TO BE DONE: Print each line exactly as it is given.

AVAILABLE DATA:

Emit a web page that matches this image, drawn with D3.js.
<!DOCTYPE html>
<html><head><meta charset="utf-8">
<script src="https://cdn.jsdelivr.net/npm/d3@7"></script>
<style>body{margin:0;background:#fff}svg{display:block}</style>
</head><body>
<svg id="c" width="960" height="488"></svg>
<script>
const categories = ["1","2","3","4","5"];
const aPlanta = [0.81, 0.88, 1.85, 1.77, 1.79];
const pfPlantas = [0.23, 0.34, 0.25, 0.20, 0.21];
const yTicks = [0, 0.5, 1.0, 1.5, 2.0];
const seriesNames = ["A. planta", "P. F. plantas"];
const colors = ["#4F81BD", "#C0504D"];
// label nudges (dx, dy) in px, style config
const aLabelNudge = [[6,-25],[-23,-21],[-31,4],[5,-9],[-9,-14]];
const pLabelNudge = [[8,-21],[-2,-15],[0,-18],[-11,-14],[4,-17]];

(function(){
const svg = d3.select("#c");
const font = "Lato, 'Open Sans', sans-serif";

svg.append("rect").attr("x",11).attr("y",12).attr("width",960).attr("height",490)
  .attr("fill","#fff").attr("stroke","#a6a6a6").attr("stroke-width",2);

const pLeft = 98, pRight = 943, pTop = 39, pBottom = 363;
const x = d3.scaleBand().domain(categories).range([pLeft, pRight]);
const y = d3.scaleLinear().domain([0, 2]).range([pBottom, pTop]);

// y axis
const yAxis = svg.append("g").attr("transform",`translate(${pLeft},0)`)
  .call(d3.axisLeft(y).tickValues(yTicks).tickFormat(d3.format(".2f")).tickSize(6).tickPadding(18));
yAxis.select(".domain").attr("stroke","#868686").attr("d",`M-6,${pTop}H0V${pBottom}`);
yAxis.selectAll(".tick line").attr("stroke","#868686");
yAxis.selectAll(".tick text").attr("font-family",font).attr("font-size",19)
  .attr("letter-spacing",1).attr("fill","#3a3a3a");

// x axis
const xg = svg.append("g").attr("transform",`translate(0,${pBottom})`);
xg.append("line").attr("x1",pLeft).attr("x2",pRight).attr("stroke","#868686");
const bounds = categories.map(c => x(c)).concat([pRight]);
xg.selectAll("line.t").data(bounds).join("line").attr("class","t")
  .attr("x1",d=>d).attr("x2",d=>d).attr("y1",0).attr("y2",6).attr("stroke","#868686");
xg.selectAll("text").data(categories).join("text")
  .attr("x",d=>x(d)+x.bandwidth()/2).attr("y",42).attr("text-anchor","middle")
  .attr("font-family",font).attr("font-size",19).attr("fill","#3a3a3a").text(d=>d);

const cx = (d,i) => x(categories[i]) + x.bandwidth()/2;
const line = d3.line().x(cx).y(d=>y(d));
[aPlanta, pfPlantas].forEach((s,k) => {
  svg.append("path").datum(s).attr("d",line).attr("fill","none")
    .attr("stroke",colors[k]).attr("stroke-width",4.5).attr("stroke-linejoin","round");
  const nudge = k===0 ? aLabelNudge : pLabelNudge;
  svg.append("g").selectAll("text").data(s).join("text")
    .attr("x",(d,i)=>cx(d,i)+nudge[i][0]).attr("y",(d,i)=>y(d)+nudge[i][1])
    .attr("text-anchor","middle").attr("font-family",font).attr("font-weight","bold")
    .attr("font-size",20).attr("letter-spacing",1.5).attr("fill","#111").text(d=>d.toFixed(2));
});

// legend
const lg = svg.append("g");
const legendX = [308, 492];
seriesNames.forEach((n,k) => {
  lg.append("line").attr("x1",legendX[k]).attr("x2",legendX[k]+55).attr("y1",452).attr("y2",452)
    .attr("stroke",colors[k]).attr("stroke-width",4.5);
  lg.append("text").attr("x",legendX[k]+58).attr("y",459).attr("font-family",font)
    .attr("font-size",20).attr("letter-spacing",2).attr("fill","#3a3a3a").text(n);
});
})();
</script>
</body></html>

FINAL RESULT:
Emit a web page that matches this image, drawn with D3.js.
<!DOCTYPE html>
<html><head><meta charset="utf-8">
<script src="https://cdn.jsdelivr.net/npm/d3@7"></script>
<style>body{margin:0;background:#fff}svg{display:block}</style>
</head><body>
<svg id="c" width="960" height="488"></svg>
<script>
const categories = ["1","2","3","4","5"];
const aPlanta = [0.81, 0.88, 1.85, 1.77, 1.79];
const pfPlantas = [0.23, 0.34, 0.25, 0.20, 0.21];
const yTicks = [0, 0.5, 1.0, 1.5, 2.0];
const seriesNames = ["A. planta", "P. F. plantas"];
const colors = ["#4F81BD", "#C0504D"];
// label nudges (dx, dy) in px, style config
const aLabelNudge = [[6,-25],[-23,-21],[-31,4],[5,-9],[-9,-14]];
const pLabelNudge = [[8,-21],[-2,-15],[0,-18],[-11,-14],[4,-17]];

(function(){
const svg = d3.select("#c");
const font = "Lato, 'Open Sans', sans-serif";

svg.append("rect").attr("x",11).attr("y",12).attr("width",960).attr("height",490)
  .attr("fill","#fff").attr("stroke","#a6a6a6").attr("stroke-width",2);

const pLeft = 98, pRight = 943, pTop = 39, pBottom = 363;
const x = d3.scaleBand().domain(categories).range([pLeft, pRight]);
const y = d3.scaleLinear().domain([0, 2]).range([pBottom, pTop]);

// y axis
const yAxis = svg.append("g").attr("transform",`translate(${pLeft},0)`)
  .call(d3.axisLeft(y).tickValues(yTicks).tickFormat(d3.format(".2f")).tickSize(6).tickPadding(18));
yAxis.select(".domain").attr("stroke","#868686").attr("d",`M-6,${pTop}H0V${pBottom}`);
yAxis.selectAll(".tick line").attr("stroke","#868686");
yAxis.selectAll(".tick text").attr("font-family",font).attr("font-size",19)
  .attr("letter-spacing",1).attr("fill","#3a3a3a");

// x axis
const xg = svg.append("g").attr("transform",`translate(0,${pBottom})`);
xg.append("line").attr("x1",pLeft).attr("x2",pRight).attr("stroke","#868686");
const bounds = categories.map(c => x(c)).concat([pRight]);
xg.selectAll("line.t").data(bounds).join("line").attr("class","t")
  .attr("x1",d=>d).attr("x2",d=>d).attr("y1",0).attr("y2",6).attr("stroke","#868686");
xg.selectAll("text").data(categories).join("text")
  .attr("x",d=>x(d)+x.bandwidth()/2).attr("y",42).attr("text-anchor","middle")
  .attr("font-family",font).attr("font-size",19).attr("fill","#3a3a3a").text(d=>d);

const cx = (d,i) => x(categories[i]) + x.bandwidth()/2;
const line = d3.line().x(cx).y(d=>y(d));
[aPlanta, pfPlantas].forEach((s,k) => {
  svg.append("path").datum(s).attr("d",line).attr("fill","none")
    .attr("stroke",colors[k]).attr("stroke-width",4.5).attr("stroke-linejoin","round");
  const nudge = k===0 ? aLabelNudge : pLabelNudge;
  svg.append("g").selectAll("text").data(s).join("text")
    .attr("x",(d,i)=>cx(d,i)+nudge[i][0]).attr("y",(d,i)=>y(d)+nudge[i][1])
    .attr("text-anchor","middle").attr("font-family",font).attr("font-weight","bold")
    .attr("font-size",20).attr("letter-spacing",1.5).attr("fill","#111").text(d=>d.toFixed(2));
});

// legend
const lg = svg.append("g");
const legendX = [308, 492];
seriesNames.forEach((n,k) => {
  lg.append("line").attr("x1",legendX[k]).attr("x2",legendX[k]+55).attr("y1",452).attr("y2",452)
    .attr("stroke",colors[k]).attr("stroke-width",4.5);
  lg.append("text").attr("x",legendX[k]+58).attr("y",459).attr("font-family",font)
    .attr("font-size",20).attr("letter-spacing",2).attr("fill","#3a3a3a").text(n);
});
})();
</script>
</body></html>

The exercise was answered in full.